◆ **INFORMATION SHOWN**:
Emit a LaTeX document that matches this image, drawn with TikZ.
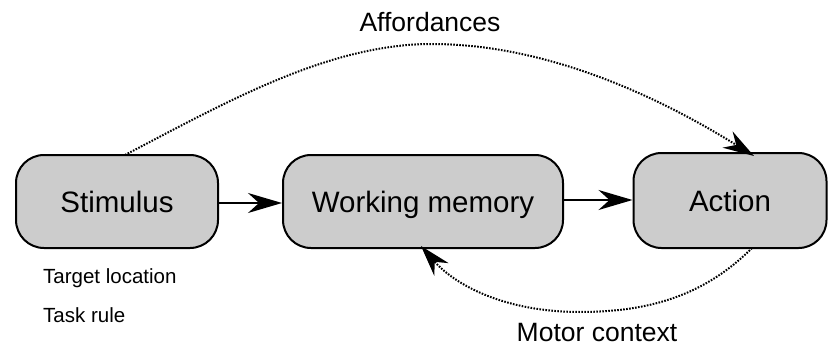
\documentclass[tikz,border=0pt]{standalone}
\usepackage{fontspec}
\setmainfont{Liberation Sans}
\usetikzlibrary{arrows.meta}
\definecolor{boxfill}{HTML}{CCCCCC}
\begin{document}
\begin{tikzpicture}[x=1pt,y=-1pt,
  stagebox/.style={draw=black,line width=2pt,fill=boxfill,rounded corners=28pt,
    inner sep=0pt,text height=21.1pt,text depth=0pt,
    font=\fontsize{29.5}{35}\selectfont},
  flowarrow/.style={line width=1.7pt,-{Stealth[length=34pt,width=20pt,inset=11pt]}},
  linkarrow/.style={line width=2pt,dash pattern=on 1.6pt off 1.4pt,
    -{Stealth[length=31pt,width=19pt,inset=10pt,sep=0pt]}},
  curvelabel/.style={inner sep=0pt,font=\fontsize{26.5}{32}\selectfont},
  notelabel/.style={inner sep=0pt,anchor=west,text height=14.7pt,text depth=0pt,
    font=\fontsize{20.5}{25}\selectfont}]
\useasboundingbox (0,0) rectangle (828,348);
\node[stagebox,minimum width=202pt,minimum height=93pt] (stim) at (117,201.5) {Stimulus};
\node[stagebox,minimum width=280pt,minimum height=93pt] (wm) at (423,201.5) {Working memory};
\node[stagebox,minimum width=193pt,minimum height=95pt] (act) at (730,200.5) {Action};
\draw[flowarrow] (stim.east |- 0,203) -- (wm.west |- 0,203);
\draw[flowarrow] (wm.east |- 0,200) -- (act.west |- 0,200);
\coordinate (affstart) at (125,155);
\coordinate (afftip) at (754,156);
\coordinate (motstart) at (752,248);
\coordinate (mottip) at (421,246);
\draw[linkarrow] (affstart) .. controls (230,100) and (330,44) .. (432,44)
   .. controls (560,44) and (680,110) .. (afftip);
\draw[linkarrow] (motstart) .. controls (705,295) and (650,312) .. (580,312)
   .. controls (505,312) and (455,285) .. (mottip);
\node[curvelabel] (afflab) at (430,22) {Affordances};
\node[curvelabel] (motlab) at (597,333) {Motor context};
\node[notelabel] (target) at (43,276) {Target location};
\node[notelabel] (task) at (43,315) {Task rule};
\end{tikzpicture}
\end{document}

◆ **PROBLEM STATEMENT**: Write out every line above exactly as it is, leaving out the pictures.

◆ **SOLUTION TO THE EXERCISE**:
Emit a LaTeX document that matches this image, drawn with TikZ.
\documentclass[tikz,border=0pt]{standalone}
\usepackage{fontspec}
\setmainfont{Liberation Sans}
\usetikzlibrary{arrows.meta}
\definecolor{boxfill}{HTML}{CCCCCC}
\begin{document}
\begin{tikzpicture}[x=1pt,y=-1pt,
  stagebox/.style={draw=black,line width=2pt,fill=boxfill,rounded corners=28pt,
    inner sep=0pt,text height=21.1pt,text depth=0pt,
    font=\fontsize{29.5}{35}\selectfont},
  flowarrow/.style={line width=1.7pt,-{Stealth[length=34pt,width=20pt,inset=11pt]}},
  linkarrow/.style={line width=2pt,dash pattern=on 1.6pt off 1.4pt,
    -{Stealth[length=31pt,width=19pt,inset=10pt,sep=0pt]}},
  curvelabel/.style={inner sep=0pt,font=\fontsize{26.5}{32}\selectfont},
  notelabel/.style={inner sep=0pt,anchor=west,text height=14.7pt,text depth=0pt,
    font=\fontsize{20.5}{25}\selectfont}]
\useasboundingbox (0,0) rectangle (828,348);
\node[stagebox,minimum width=202pt,minimum height=93pt] (stim) at (117,201.5) {Stimulus};
\node[stagebox,minimum width=280pt,minimum height=93pt] (wm) at (423,201.5) {Working memory};
\node[stagebox,minimum width=193pt,minimum height=95pt] (act) at (730,200.5) {Action};
\draw[flowarrow] (stim.east |- 0,203) -- (wm.west |- 0,203);
\draw[flowarrow] (wm.east |- 0,200) -- (act.west |- 0,200);
\coordinate (affstart) at (125,155);
\coordinate (afftip) at (754,156);
\coordinate (motstart) at (752,248);
\coordinate (mottip) at (421,246);
\draw[linkarrow] (affstart) .. controls (230,100) and (330,44) .. (432,44)
   .. controls (560,44) and (680,110) .. (afftip);
\draw[linkarrow] (motstart) .. controls (705,295) and (650,312) .. (580,312)
   .. controls (505,312) and (455,285) .. (mottip);
\node[curvelabel] (afflab) at (430,22) {Affordances};
\node[curvelabel] (motlab) at (597,333) {Motor context};
\node[notelabel] (target) at (43,276) {Target location};
\node[notelabel] (task) at (43,315) {Task rule};
\end{tikzpicture}
\end{document}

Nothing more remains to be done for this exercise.